A sudden spike of earthquakes in southern Kansas is raising eyebrows in the region, where there have been more earthquakes in the past two weeks than there were in the years between 1990 and 2013.
“In a typical year prior to 2013, we might have picked up one, two, three earthquakes,” said Rex Buchanan, interim director of the Kansas Geological Survey at the University of Kansas. “Obviously we’ve outdone that dramatically.”
All of the state’s earthquakes over the past stretch occurred in just two southern counties that run along the Kansas-Oklahoma border, raising questions about the quakes’ ties to hydraulic fracking in the region – although industry disputes the connection.
During the fracking process, a mixture of saltwater, sand and chemicals is blasted into the ground, breaking up rock formations to release oil and natural gas.
In 2000, there were just under 2,000 permitted wells in Kansas. By 2014, that number had grown to more than 7,000.
Fracking has been going on in Kansas since the 1940s, but the recent innovation of horizontal drilling – instead of vertical – requires more water. The wastewater is injected into disposal wells – “not exactly where it came from,” Buchanan said. He added that the earthquakes are likely being caused by the wastewater disposal wells, not the act of drilling itself.
“In Kansas, you produce a lot more saltwater than you do oil in the oil and gas production process,” Buchanan said. “We’re dealing with much greater volumes of water than ten years ago.”
A 2015 study from Stanford researchers came to similar conclusions. The study found that a spike in earthquakes in Oklahoma was caused by wastewater disposal wells, not drilling.
After a comparatively quiet summer, seismic events have picked back up in south-central Kansas. The largest quake over the past weeks occurred near the town of Caldwell in Sumner County where, on Oct. 27, there was a 3.6 magnitude earthquake.
In that same time period, there were just 11 earthquakes in the bordering counties to the south in Oklahoma.
Buchanan, who served on an earthquake task force appointed by Kansas Governor Sam Brownback, testified to state legislative committees earlier this year about fracking and earthquakes. In March, the Kansas Corporation Commission, the state agency that regulates the oil and gas industry, ordered hydraulic fracking operators in Harper and Sumner counties to reduce the amount of wastewater injected into disposal wells.
It is too early to tell if that move has any impact on the frequency of the earthquakes, Buchanan said.

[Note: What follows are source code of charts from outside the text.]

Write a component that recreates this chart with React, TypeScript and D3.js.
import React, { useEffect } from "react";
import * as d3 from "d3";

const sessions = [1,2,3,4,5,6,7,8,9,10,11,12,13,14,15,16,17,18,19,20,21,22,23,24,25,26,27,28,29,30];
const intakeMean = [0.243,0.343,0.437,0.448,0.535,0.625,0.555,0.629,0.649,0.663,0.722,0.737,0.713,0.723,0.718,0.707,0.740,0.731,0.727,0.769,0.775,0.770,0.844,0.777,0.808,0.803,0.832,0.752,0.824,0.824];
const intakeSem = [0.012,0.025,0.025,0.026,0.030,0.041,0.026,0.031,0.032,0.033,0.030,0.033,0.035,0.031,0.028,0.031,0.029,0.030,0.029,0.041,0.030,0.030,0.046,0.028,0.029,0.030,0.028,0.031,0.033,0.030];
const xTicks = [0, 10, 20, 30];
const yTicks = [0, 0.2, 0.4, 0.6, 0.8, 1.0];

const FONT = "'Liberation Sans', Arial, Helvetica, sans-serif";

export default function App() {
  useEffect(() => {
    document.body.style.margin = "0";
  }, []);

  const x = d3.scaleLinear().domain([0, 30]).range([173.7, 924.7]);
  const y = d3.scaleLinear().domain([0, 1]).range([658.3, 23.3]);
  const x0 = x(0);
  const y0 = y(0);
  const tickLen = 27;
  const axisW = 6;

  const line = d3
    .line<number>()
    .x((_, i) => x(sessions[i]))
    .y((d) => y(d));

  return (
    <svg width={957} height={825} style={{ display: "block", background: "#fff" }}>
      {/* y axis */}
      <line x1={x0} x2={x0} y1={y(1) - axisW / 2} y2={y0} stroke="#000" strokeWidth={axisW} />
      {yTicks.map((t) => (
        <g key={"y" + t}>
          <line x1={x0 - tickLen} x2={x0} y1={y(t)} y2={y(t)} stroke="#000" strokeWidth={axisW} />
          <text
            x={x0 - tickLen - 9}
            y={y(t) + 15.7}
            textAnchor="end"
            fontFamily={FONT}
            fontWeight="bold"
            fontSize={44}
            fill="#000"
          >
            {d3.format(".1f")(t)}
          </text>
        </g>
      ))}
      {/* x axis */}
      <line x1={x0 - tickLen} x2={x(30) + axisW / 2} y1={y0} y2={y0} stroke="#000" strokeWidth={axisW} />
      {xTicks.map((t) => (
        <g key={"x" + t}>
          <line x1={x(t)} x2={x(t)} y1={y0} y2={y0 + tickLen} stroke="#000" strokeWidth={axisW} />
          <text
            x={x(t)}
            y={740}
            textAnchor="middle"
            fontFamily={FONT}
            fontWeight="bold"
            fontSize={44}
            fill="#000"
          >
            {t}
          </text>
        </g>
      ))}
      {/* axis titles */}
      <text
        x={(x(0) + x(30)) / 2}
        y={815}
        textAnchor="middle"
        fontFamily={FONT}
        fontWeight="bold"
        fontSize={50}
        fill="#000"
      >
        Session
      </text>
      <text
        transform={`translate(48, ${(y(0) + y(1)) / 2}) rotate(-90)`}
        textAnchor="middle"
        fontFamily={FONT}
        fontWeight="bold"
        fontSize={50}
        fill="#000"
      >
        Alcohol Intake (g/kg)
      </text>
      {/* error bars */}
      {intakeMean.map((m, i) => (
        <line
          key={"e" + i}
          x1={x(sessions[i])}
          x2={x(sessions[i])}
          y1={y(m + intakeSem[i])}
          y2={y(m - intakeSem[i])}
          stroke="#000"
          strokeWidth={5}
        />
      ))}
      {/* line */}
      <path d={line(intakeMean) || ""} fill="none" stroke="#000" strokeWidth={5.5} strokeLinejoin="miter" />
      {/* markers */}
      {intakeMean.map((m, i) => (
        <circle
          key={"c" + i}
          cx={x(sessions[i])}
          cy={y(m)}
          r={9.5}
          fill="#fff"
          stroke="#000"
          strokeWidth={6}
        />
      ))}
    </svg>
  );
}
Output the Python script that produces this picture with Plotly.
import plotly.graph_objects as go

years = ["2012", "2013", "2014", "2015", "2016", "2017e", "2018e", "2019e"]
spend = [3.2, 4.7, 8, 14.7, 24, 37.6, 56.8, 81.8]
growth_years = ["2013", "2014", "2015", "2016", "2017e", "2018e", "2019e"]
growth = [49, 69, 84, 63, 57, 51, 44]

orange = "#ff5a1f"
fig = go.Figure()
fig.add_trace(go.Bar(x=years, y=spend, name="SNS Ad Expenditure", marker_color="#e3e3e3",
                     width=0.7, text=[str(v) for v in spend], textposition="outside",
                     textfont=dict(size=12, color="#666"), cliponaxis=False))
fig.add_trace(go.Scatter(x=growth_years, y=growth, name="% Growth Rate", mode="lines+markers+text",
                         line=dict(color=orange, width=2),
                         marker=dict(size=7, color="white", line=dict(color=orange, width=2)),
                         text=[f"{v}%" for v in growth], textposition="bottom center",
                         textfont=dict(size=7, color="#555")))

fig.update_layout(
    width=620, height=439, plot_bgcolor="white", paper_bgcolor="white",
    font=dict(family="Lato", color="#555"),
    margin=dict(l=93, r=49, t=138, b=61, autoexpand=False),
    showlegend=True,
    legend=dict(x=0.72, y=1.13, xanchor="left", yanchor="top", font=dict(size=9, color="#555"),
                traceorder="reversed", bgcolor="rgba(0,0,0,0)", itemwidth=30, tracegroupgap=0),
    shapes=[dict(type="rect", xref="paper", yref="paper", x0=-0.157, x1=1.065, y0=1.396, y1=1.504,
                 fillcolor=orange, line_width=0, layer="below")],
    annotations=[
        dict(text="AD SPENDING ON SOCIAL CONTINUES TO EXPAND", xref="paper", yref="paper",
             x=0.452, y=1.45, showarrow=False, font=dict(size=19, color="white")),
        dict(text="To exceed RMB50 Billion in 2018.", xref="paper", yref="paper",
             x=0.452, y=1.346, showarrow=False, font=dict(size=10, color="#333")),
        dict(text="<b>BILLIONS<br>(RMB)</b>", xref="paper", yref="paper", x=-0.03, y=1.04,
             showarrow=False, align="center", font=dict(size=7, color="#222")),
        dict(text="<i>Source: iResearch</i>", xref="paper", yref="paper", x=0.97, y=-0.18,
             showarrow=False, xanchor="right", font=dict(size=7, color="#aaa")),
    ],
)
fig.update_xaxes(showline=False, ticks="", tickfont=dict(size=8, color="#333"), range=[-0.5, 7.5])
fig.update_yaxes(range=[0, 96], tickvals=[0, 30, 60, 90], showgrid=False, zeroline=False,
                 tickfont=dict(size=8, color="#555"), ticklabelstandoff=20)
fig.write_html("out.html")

“Linking a specific disposal well to a specific earthquake is very difficult,” Buchanan said. “Certainly we’ve got big disposal wells on our side of the border, and there are big disposal wells on the Oklahoma side. Finding how much influence with what’s happening in Oklahoma in terms of seismicity in Kansas, and vise versa, has been a challenge.”
Indeed, one representative of the industry challenged the proposed linkage.
“The likelihood that induced seismic events will occur in properly permitted and operated [disposal wells] is very small,” Edward Cross, president of the Kansas Independent Oil & Gas Association, said in an e-mailed statement. “Too often, the mere presence of nearby oil and gas wells or [disposal] wells results in allegations that they are the source.”
Cross added that seismic activity fluctuates naturally, and that it is too soon to tell if there is a relationship between wastewater disposal and seismic activity.
Tiffany Hartson, city clerk for the town of Harper, said she hadn’t felt any of the earthquakes this week, but that residents have noticed the increase over the past few years.
“A lot of people went out and got earthquake insurance they didn’t have before,” Hartson said. “It’s not really the topic of conversation. I don’t know if it’s because we’ve become so used to it, or what.”